There have already been numerous financial problems globally so far under “dollar” tightening but no real, sustained selling pressures. If there are differences between now and those prior two “larger” episodes, it was that alone – namely that financial firms were much quicker to sell assets of all types to maintain liability structures. Now, that has largely dissipated but continued systemic problems on the liability side have failed to match rising asset structures. You can make the case that QE and the like were successful in taking the selling edge off, but then they did nothing about preparing fro when the buying frenzy might suddenly stop (and a great deal of harm to the system that was supposed to be in place to maintain order when that day came).
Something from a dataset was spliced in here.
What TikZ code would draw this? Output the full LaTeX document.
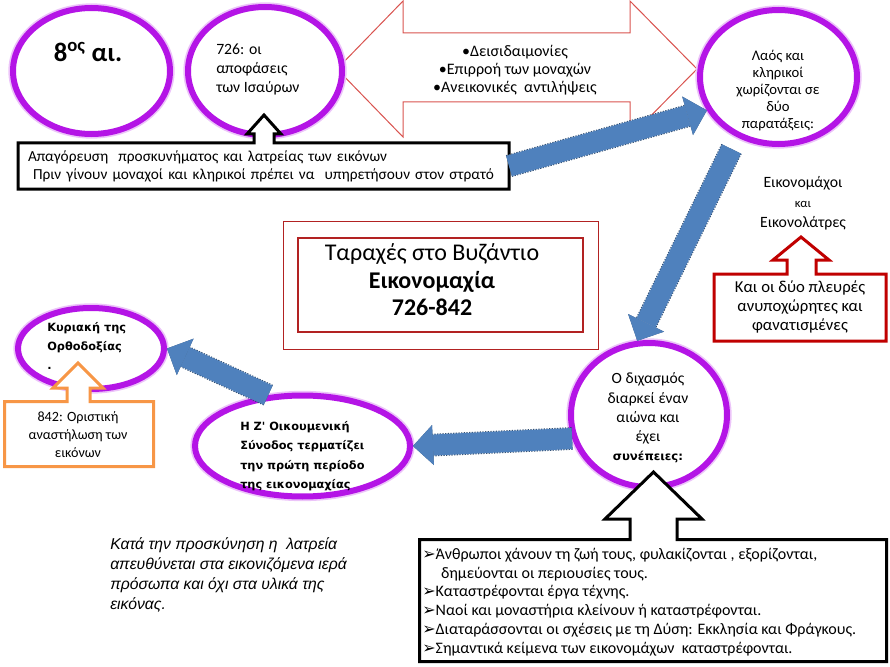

These are different means of expressing what amounts to the same problem: grand financial imbalance.
As a visual expression, we can see this take shape as the overall eurodollar standard retreats, especially starting in the middle of 2013. The world has a “dollar” problem, still, and it is more than festering. Asset prices and asset levels seemed to have normalized as intended, but the superstructure, globally, supporting it is as unsound (maybe worse) as it was in those more open events.
In other words, the exits in 2008 and 2011 were narrowing at the same time everyone, and I mean everyone, was trying to access them. Now, the exits are being restricted with only a trickle (depending on your global perspective) heading toward them. That is the asymmetry we see in the “dollar” and with so many other irregularities.
The FOMC continues to pretend that everything is fine and that the way is clear, financially, for them to “exit” ZIRP. They made the same mistake in 2008, misreading liquidity indications in much the same fashion. The change in 12-month LIBOR is, in my opinion, significant on its own but especially on the basis of historical comparison and the fact that its movements relate directly to non-policy events. If the herd does turn at some point, they are going to find the exits extremely narrow and small, getting narrower and smaller by the week.